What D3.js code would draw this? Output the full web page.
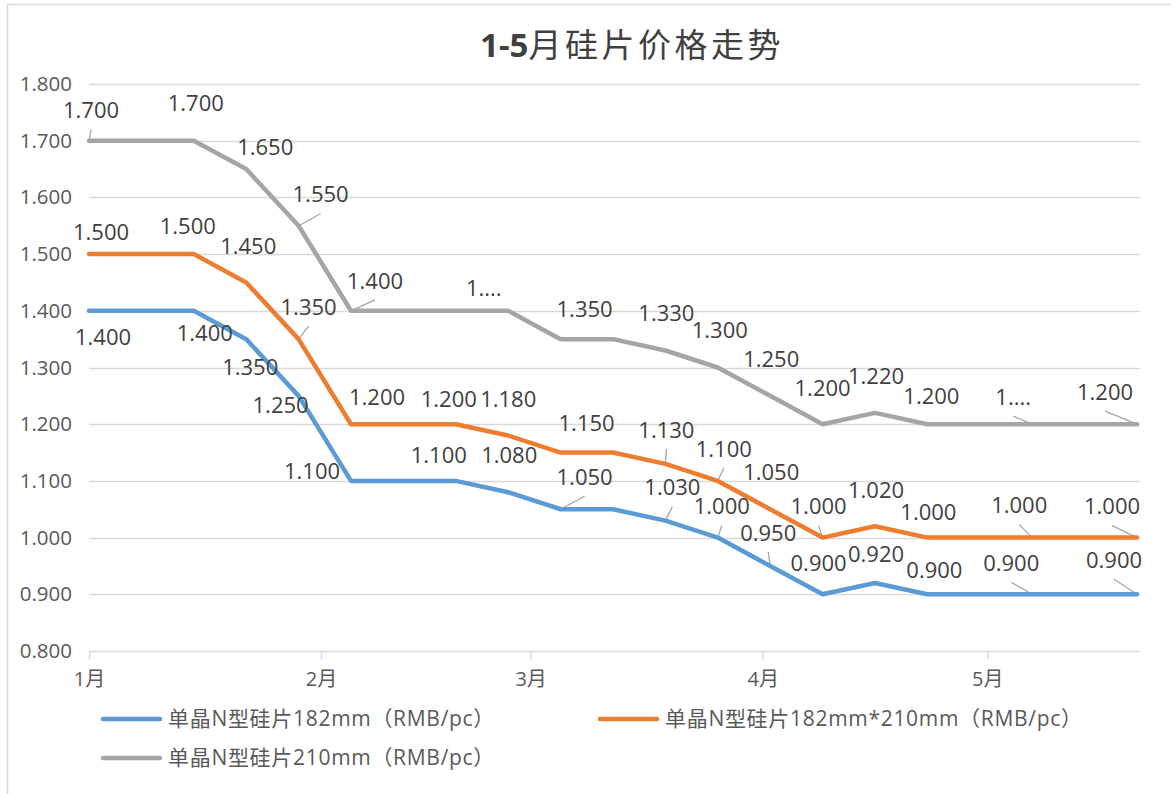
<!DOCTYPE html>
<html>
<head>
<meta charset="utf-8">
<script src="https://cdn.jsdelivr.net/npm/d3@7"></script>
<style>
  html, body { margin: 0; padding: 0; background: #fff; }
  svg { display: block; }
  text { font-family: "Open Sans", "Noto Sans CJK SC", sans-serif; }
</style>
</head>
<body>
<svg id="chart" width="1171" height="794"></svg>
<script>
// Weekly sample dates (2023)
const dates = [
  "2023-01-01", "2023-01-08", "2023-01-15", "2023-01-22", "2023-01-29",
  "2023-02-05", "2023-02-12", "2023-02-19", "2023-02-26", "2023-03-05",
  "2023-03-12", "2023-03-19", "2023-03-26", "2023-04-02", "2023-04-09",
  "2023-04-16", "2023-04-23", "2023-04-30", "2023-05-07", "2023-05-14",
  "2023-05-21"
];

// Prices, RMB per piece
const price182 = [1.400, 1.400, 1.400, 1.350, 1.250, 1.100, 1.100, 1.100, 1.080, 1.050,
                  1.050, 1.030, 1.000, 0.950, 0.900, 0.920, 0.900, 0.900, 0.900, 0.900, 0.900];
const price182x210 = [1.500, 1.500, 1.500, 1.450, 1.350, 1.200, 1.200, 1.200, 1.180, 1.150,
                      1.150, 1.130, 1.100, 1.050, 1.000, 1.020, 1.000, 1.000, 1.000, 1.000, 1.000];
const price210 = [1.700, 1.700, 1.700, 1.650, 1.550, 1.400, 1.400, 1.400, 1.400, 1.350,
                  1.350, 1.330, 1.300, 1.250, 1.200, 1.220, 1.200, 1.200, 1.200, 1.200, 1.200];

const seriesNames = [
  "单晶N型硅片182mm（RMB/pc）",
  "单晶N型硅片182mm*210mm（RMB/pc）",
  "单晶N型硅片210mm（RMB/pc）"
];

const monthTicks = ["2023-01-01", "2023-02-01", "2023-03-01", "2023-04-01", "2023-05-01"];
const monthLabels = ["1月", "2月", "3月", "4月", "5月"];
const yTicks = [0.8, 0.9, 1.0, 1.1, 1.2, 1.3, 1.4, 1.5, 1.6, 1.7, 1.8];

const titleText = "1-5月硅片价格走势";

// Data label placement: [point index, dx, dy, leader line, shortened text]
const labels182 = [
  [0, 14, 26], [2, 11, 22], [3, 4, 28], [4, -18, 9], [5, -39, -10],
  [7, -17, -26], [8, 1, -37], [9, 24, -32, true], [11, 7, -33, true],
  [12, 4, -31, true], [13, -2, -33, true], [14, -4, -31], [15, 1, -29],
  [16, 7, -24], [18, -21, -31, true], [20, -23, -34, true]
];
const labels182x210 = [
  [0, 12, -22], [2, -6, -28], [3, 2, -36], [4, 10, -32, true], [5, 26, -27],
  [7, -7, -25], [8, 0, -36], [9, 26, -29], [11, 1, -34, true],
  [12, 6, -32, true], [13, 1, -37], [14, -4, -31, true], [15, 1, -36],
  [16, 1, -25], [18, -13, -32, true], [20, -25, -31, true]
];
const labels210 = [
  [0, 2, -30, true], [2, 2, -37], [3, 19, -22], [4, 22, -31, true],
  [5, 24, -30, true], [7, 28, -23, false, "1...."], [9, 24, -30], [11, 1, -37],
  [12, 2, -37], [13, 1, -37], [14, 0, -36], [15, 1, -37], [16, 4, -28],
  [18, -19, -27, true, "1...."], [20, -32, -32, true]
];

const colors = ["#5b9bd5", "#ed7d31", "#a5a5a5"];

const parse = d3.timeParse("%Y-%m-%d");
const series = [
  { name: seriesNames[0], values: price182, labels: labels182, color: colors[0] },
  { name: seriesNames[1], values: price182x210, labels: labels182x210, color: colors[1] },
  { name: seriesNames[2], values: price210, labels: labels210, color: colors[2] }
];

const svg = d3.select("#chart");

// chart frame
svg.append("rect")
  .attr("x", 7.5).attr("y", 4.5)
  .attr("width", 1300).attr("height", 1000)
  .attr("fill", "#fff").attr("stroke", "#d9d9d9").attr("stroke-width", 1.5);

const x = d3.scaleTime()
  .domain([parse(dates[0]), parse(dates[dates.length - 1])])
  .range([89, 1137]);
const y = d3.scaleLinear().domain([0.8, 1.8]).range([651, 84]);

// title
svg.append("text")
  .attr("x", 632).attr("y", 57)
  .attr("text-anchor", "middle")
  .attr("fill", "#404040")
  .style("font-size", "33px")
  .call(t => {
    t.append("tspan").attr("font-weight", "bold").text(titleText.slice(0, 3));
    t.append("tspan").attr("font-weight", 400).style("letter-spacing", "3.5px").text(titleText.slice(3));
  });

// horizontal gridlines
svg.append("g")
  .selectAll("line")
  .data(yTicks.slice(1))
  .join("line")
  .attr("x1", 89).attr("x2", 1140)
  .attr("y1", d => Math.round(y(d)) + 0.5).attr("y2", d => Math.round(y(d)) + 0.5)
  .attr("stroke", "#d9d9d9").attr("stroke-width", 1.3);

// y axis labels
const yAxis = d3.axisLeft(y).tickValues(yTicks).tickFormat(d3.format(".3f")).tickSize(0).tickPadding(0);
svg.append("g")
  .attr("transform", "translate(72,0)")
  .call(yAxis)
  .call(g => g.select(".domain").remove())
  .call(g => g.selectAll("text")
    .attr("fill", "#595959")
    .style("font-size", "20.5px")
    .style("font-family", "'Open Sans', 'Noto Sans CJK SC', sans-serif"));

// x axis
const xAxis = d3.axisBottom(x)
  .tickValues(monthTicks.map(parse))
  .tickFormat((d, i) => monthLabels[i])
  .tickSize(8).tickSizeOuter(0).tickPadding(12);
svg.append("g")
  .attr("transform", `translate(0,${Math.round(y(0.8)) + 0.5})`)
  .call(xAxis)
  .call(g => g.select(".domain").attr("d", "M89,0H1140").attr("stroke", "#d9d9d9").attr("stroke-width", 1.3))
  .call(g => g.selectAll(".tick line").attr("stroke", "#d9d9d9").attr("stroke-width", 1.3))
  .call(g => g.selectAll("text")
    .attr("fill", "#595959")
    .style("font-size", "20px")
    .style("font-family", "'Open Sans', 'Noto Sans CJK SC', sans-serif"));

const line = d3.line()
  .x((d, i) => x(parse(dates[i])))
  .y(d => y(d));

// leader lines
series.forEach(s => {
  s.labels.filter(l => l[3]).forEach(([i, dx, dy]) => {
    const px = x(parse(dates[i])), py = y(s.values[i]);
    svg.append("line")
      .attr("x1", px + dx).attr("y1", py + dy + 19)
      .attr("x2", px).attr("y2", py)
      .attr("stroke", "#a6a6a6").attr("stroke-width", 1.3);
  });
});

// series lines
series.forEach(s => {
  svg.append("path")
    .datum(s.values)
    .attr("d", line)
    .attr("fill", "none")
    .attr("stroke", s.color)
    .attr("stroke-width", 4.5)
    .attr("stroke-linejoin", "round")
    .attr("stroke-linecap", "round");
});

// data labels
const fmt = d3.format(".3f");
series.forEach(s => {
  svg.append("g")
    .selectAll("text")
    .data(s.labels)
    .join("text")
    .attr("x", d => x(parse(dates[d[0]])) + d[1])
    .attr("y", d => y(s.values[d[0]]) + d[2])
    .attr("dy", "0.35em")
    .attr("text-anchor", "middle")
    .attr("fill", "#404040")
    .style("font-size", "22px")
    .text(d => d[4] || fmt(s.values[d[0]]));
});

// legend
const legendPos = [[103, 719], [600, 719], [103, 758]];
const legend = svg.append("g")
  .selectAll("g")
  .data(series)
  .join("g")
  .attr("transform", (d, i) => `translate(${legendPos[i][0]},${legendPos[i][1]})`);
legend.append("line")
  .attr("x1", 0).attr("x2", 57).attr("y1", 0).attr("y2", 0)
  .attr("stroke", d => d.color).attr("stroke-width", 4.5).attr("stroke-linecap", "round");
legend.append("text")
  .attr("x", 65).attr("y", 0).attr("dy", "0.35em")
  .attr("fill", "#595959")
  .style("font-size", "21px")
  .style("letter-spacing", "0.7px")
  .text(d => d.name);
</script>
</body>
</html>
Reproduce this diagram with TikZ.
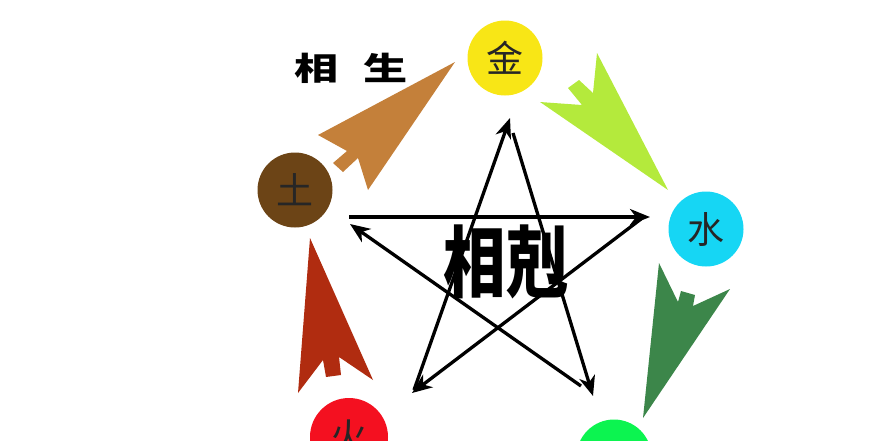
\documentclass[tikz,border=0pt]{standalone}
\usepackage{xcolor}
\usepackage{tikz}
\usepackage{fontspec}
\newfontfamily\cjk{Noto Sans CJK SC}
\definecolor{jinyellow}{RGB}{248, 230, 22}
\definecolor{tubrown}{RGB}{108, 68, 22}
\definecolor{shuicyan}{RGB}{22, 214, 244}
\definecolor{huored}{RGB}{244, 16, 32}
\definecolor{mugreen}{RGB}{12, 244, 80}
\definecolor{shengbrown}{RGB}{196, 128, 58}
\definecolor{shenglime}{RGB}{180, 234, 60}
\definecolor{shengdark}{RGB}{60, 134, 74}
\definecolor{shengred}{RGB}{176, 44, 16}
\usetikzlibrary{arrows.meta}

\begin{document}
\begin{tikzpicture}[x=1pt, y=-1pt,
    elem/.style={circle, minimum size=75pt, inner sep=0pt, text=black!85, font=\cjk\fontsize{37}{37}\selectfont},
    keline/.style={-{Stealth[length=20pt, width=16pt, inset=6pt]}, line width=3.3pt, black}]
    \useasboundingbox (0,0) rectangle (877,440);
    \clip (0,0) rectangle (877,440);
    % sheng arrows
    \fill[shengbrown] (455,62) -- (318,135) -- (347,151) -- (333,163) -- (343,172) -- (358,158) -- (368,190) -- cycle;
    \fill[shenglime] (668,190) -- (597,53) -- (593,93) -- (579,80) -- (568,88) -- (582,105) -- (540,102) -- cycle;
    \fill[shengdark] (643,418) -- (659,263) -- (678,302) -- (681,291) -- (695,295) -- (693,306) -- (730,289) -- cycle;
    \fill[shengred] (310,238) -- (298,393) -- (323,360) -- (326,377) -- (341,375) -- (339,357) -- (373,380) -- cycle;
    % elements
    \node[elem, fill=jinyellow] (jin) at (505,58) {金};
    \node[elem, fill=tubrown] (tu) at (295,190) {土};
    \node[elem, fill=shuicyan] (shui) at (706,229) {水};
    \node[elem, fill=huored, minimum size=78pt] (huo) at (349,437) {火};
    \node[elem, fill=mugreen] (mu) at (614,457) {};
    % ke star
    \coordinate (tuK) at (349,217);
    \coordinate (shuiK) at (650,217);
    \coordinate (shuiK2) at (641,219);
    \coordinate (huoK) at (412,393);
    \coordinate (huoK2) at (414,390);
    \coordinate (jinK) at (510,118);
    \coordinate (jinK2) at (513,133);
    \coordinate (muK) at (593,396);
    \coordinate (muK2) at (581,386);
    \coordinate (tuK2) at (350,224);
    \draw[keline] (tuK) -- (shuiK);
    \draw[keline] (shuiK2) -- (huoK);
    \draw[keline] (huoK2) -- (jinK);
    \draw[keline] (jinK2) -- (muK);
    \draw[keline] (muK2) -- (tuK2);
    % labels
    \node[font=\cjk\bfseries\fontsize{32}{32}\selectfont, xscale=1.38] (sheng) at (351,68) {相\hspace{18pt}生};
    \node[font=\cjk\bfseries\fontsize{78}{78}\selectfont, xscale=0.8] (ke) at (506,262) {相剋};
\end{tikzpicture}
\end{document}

——

What to produce –
Check each line of the entries above for the word "this". List the ones that have it.

Exercise answer –
What D3.js code would draw this? Output the full web page.
Reproduce this diagram with TikZ.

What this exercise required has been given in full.